[5NL] JJ, IP, 3bet pot, river spot.

[spoonitnow]

I think you're drastically overestimating how hard it is to learn basic algebra. If you can add, subtract, multiply and divide, then you're already like 90% there. Just learn how to use variables and you're good.

[Cobra_1878]

I think you're drastically overestimating how hard it is to learn basic algebra. If you can add, subtract, multiply and divide, then you're already like 90% there.

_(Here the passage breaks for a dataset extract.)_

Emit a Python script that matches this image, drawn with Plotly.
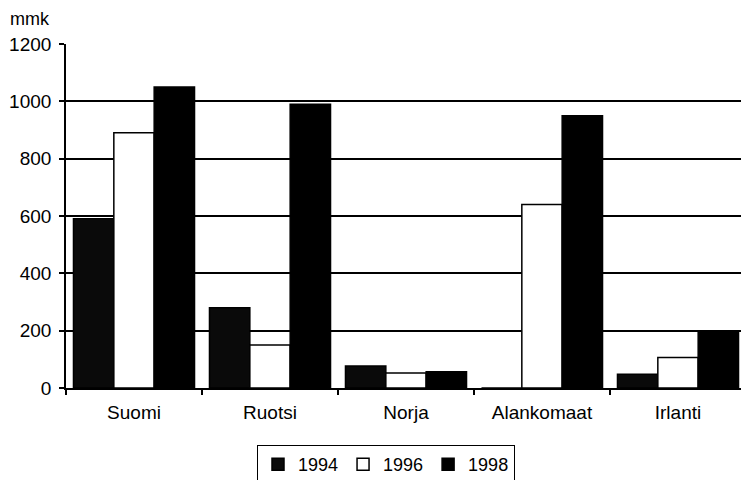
import plotly.graph_objects as go

categories = ["Suomi", "Ruotsi", "Norja", "Alankomaat", "Irlanti"]
v1994 = [590, 280, 77, 0, 48]
v1996 = [890, 150, 52, 640, 106]
v1998 = [1050, 990, 57, 950, 195]

W, H = 741, 472  # page body has an 8px margin

fig = go.Figure()
fig.add_trace(go.Bar(name="1994", x=categories, y=v1994,
                     marker=dict(color="#0a0a0a", line=dict(color="black", width=1.5))))
fig.add_trace(go.Bar(name="1996", x=categories, y=v1996,
                     marker=dict(color="white", line=dict(color="black", width=1.5))))
fig.add_trace(go.Bar(name="1998", x=categories, y=v1998,
                     marker=dict(color="black", line=dict(color="black", width=1.5))))

fig.update_layout(
    width=W, height=H,
    margin=dict(l=58, r=3, t=36, b=92, autoexpand=False),
    barmode="group", bargap=0.11, bargroupgap=0,
    plot_bgcolor="white", paper_bgcolor="white",
    font=dict(family="Liberation Sans, Arial, sans-serif", size=19, color="black"),
    showlegend=True,
    legend=dict(orientation="h", xref="container", yref="container",
                x=378 / W, xanchor="center", y=(H - 437) / H, yanchor="top",
                bordercolor="black", borderwidth=1, font=dict(size=18),
                itemwidth=30, tracegroupgap=0),
    annotations=[dict(text="mmk", xref="paper", yref="paper", x=-0.085, y=1.0,
                      yshift=13, xanchor="left", yanchor="bottom", showarrow=False,
                      font=dict(size=18))],
)
fig.update_yaxes(range=[0, 1200], dtick=200, showgrid=True, gridcolor="black", gridwidth=1.6,
                 showline=True, linecolor="black", linewidth=1.6,
                 ticks="outside", ticklen=5, tickcolor="black", tickwidth=1.5,
                 zeroline=False, ticklabelstandoff=4)
fig.update_xaxes(showline=True, linecolor="black", linewidth=1.6,
                 ticks="outside", ticklen=5, tickcolor="black", tickwidth=1.5,
                 tickson="boundaries", ticklabelstandoff=6)

fig.write_html("out.html")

Just learn how to use variables and you're good.

Can you answer the FD question for me please.

I just had a look at the link that DoubleJ posted and I was so far off from the right answer in the first example it was unbelievable.

[spoonitnow]

Can you answer the FD question for me please.

I just had a look at the link that DoubleJ posted and I was so far off from the right answer in the first example it was unbelievable.

Yeah you're pretty far off. It depends on the pot size and everything as far as exact numbers go, but you've got to take into account how much you'll pay them off on average and what kind of odds you're giving them. Quick example to show you what I mean, but say the pot is $3 with $4 stacks. If you bet $1, then they're getting 4:1 right away (they're calling $1 with a pot that's now $4). The basic thing that algebra does is allow you to take all of these unknowns into account without making things too complicated.

[Cobra_1878]

Yeah you're pretty far off. It depends on the pot size and everything as far as exact numbers go, but you've got to take into account how much you'll pay them off on average and what kind of odds you're giving them. Quick example to show you what I mean, but say the pot is $3 with $4 stacks. If you bet $1, then they're getting 4:1 right away (they're calling $1 with a pot that's now $4). The basic thing that algebra does is allow you to take all of these unknowns into account without making things too complicated.

I figured I was wrong but thought I would give it a shot.

I meant could you show me how to answer that question in full, using a specific made up example.

There doesn't have to be unknowns though. If you used a specific example then you would have all the info you needed and there would be no need for algebra right?

[spoonitnow]

I figured I was wrong but thought I would give it a shot.

I meant could you show me how to answer that question in full, using a specific made up example.

There doesn't have to be unknowns though. If you used a specific example then you would have all the info you needed and there would be no need for algebra right?

This example is going to take a lot longer to do because I'm going to try to break down the thought process. If you were given this situation and had to solve it, you could do so in about 30-45 seconds with a very basic understanding of algebra.

Say the pot is $2 with $4 left behind on the turn. We're heads-up with a hand like top pair, top kicker. Villain has 9 outs, so 9/46 chance to hit on the river. We're betting X on the turn with the assumption that he's calling. Say that we're always going to pay off a river shove no matter what for the sake of this example. Then on the river, we're going to be calling $4 - X since that's how much he'll have left in his stack ($4 stack on the turn minus the X turn bet).

A total of 9/46 of the time, Villain is going to win the $2 pot on the turn, the X bet on the turn that he called, and the $4 - X bet on the river that we call. However, the other 37/46 of the time, he just loses his X bet on the turn that he called. We can say that our EV of the turn bet with these assumptions is defined with this equation:

EV = (9/46)(2 + X + (4 - X)) + (37/46)(-X)

We want to know what bet size (X) will make our EV zero. We want to know this because it tells us the smallest amount that we can bet:

(9/46)(2 + X + (4 - X)) + (37/46)(-X) = 0

Now we'll use basic rules of algebra to rearrange the equation so that we have X = some number.

(9/46)(2 + X + (4 - X)) + (37/46)(-X) = 0

I'll skip what those steps are for now, but we find out the X = $1.46 in this particular scenario.

To give another quick example to put this into perspective: If the original pot was $3 instead of $2, then X would be $1.70. That makes sense because we have to bet more to give our opponent worse odds.


Edit: Most people are intimidated by algebra because letters (variables) are used in equations. All you need to know about them is that they are placeholders for numbers that we don't know yet. You go ahead and write out the equations that you need with the variables in them, and then you can manipulate things to figure out what the variables are. That's all that there is to algebra, and it just requires addition, subtraction, multiplication and division along with a few basic ideas that show you how to move stuff around in a productive way to get what you want.

Edit #2: If you don't understand 100% where the EV equation came from, that's fine. I show how to do that in my thread called something like the mathematics of EV.